▶ [Exercise directions]: Scan the records below. List lines holding "that".
[start Supplied data]
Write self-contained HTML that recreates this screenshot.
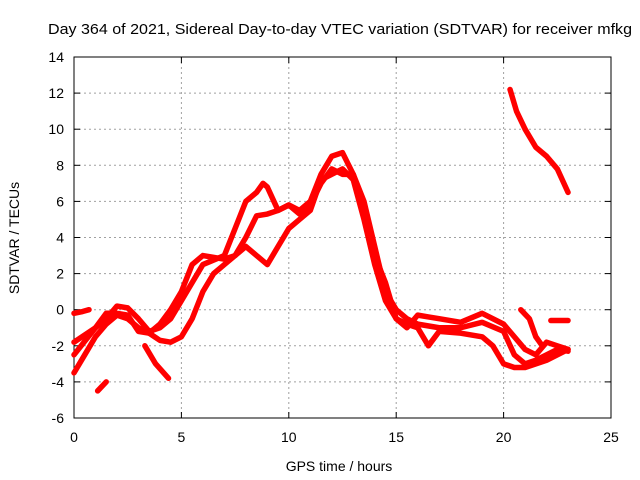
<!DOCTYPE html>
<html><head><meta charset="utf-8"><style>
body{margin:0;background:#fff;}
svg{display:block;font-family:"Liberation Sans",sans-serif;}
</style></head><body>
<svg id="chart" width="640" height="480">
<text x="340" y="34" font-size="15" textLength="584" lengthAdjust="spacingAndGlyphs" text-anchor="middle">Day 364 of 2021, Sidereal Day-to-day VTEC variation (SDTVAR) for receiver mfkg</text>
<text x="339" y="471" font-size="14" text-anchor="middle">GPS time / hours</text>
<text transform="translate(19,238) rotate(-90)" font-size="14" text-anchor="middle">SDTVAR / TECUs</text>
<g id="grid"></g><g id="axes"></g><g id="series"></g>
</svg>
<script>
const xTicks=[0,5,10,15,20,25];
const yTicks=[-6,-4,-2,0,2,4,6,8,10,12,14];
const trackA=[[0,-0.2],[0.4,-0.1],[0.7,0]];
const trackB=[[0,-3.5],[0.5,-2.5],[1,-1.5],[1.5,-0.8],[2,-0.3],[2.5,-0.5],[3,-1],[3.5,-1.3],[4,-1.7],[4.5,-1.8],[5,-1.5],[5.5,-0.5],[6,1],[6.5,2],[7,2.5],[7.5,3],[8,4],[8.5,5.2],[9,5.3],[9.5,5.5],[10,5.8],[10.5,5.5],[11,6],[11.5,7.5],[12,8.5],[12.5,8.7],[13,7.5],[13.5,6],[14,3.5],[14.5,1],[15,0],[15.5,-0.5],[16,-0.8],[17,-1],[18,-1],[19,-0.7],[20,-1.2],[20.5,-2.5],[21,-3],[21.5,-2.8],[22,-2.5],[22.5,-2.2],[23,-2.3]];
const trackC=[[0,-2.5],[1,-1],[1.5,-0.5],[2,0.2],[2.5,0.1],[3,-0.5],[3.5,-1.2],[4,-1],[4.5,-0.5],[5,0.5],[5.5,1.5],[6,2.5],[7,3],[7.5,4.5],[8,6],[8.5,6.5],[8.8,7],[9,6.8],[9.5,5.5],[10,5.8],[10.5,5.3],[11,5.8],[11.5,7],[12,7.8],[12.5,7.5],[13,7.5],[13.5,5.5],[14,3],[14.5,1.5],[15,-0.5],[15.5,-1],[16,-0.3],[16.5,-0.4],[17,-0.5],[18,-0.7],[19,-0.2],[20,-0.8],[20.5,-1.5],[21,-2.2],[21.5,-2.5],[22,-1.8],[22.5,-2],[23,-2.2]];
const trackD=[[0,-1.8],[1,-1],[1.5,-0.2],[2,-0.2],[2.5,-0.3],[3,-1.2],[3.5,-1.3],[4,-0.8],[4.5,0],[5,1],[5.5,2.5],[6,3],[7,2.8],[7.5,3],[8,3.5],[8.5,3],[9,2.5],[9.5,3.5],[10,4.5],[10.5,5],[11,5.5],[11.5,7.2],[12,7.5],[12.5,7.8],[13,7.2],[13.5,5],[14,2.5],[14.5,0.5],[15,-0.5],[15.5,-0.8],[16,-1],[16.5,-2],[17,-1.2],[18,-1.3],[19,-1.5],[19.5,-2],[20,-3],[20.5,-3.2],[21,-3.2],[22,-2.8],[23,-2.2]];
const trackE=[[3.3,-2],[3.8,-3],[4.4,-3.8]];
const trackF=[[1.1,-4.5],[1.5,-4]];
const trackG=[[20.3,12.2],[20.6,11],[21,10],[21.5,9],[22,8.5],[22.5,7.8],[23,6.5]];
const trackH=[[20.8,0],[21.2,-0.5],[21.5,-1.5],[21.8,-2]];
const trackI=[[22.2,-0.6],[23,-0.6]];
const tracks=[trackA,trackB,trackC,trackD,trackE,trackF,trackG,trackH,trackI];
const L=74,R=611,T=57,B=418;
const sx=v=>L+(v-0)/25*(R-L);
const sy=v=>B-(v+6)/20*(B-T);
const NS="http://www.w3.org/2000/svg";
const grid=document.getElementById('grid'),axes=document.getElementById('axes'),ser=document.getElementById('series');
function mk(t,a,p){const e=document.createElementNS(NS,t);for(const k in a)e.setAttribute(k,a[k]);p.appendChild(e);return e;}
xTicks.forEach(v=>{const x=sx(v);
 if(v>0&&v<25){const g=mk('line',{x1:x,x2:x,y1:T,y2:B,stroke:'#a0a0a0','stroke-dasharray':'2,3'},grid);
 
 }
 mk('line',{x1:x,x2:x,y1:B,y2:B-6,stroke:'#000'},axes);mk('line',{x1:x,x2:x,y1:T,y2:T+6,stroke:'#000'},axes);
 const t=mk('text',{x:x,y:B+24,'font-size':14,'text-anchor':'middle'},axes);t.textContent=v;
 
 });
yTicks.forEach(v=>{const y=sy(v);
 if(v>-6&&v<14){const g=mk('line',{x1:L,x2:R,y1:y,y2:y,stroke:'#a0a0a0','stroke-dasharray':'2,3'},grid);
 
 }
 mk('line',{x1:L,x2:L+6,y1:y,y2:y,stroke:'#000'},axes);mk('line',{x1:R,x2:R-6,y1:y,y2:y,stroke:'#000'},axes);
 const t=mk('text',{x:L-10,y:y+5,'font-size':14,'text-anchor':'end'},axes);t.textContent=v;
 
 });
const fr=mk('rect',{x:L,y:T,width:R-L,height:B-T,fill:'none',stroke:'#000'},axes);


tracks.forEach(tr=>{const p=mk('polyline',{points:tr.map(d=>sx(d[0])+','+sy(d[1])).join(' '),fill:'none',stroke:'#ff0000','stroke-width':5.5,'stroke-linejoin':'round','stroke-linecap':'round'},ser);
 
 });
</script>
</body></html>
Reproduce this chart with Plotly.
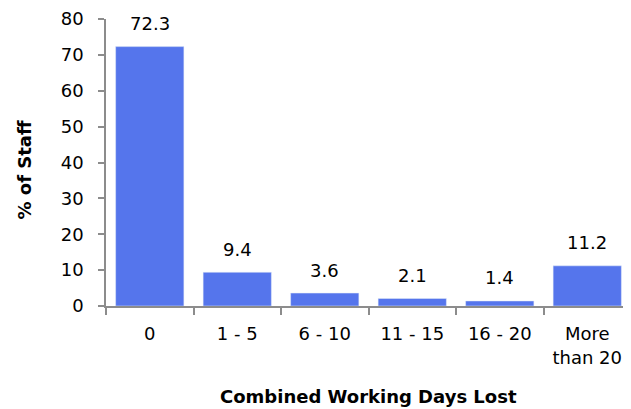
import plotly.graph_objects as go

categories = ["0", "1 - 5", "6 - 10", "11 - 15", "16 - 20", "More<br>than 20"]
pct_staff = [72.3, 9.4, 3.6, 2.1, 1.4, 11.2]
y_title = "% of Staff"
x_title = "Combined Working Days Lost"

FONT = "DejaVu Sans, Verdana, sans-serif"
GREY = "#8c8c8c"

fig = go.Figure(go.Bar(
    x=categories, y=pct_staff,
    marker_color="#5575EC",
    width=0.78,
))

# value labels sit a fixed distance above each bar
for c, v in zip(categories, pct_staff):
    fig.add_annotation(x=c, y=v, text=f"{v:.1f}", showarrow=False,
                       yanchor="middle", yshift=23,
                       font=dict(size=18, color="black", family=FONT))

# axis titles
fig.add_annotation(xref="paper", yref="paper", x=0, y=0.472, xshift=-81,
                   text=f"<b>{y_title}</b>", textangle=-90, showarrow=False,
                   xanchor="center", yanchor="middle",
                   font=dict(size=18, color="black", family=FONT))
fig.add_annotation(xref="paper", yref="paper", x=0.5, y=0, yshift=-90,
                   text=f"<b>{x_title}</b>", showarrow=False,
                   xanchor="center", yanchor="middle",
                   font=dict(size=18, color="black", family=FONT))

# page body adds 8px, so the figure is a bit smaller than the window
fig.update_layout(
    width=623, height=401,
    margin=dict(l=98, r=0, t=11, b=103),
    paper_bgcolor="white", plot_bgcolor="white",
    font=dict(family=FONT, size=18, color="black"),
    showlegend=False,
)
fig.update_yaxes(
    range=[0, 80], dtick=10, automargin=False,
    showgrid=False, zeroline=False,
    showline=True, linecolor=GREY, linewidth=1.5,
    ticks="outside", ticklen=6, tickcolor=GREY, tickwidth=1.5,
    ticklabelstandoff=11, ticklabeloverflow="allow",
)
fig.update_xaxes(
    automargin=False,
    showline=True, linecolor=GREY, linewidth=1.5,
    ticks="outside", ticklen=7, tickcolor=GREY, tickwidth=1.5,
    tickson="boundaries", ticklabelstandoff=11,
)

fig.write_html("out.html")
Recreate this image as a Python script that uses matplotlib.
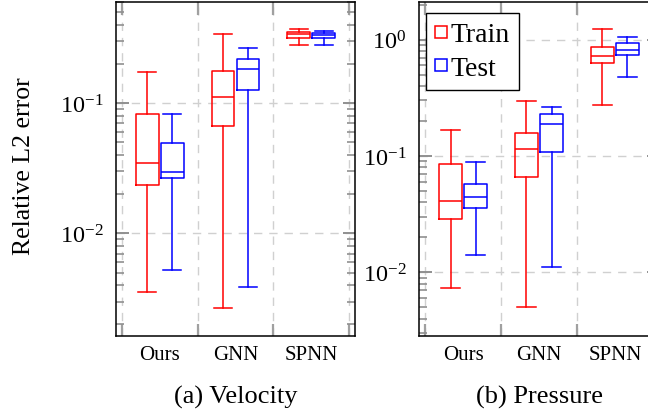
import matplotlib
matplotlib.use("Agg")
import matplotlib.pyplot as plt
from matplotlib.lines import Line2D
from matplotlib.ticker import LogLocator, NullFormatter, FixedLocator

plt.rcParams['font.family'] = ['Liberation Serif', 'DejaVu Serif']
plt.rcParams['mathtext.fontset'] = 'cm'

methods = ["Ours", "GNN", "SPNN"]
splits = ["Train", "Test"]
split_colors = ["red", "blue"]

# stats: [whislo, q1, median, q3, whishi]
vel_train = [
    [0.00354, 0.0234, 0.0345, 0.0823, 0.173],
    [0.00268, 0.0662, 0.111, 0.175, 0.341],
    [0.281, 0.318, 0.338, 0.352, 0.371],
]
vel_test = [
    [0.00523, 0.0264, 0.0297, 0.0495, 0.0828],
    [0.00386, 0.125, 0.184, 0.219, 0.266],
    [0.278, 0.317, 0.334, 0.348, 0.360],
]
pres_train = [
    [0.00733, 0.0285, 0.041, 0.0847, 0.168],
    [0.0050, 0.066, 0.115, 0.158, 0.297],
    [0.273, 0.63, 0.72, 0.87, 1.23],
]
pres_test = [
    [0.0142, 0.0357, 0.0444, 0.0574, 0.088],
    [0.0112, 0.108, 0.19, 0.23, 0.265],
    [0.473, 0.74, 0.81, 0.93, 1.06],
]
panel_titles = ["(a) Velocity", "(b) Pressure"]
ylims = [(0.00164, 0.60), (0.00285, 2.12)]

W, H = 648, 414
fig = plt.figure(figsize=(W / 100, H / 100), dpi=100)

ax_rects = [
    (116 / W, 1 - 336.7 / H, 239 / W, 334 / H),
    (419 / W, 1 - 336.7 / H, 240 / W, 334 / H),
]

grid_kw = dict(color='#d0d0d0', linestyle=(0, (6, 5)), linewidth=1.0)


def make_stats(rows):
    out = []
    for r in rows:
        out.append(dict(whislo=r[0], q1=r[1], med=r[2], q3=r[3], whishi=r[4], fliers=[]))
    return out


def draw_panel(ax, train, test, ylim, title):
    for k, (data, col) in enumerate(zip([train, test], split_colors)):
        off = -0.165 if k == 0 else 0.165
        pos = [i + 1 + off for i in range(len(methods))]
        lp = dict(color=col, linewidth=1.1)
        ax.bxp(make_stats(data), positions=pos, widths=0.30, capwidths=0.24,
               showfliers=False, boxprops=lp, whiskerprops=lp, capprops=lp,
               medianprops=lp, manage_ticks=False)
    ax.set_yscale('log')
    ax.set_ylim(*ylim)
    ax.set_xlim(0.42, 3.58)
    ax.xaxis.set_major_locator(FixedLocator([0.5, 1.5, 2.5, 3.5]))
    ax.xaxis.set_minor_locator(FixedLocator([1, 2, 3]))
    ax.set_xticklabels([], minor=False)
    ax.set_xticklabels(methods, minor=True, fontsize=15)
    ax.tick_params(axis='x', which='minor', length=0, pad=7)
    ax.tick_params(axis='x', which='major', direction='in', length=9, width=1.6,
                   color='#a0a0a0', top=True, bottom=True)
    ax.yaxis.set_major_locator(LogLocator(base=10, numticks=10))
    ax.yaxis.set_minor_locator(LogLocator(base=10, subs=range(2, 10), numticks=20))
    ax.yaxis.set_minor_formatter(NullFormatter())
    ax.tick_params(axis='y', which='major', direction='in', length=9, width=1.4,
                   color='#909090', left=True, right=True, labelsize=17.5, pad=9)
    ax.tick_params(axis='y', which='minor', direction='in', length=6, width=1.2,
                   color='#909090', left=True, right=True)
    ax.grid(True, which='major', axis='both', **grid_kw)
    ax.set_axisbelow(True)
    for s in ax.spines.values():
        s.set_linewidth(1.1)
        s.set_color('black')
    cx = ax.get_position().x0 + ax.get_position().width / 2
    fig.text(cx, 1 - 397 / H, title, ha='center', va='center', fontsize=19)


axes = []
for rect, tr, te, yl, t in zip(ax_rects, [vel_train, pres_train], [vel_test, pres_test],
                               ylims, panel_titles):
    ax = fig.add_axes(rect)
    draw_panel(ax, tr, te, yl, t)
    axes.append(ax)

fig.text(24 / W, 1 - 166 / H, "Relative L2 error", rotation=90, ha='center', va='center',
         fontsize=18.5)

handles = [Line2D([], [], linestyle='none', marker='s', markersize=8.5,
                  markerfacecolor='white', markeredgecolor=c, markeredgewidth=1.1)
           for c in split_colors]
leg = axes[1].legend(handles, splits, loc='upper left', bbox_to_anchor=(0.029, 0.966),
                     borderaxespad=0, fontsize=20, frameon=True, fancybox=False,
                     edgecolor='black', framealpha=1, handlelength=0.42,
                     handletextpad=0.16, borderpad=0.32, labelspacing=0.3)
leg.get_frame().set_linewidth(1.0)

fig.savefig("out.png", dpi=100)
[end Supplied data]
▶ [Solution]:
Write self-contained HTML that recreates this screenshot.
Recreate this image as a Python script that uses matplotlib.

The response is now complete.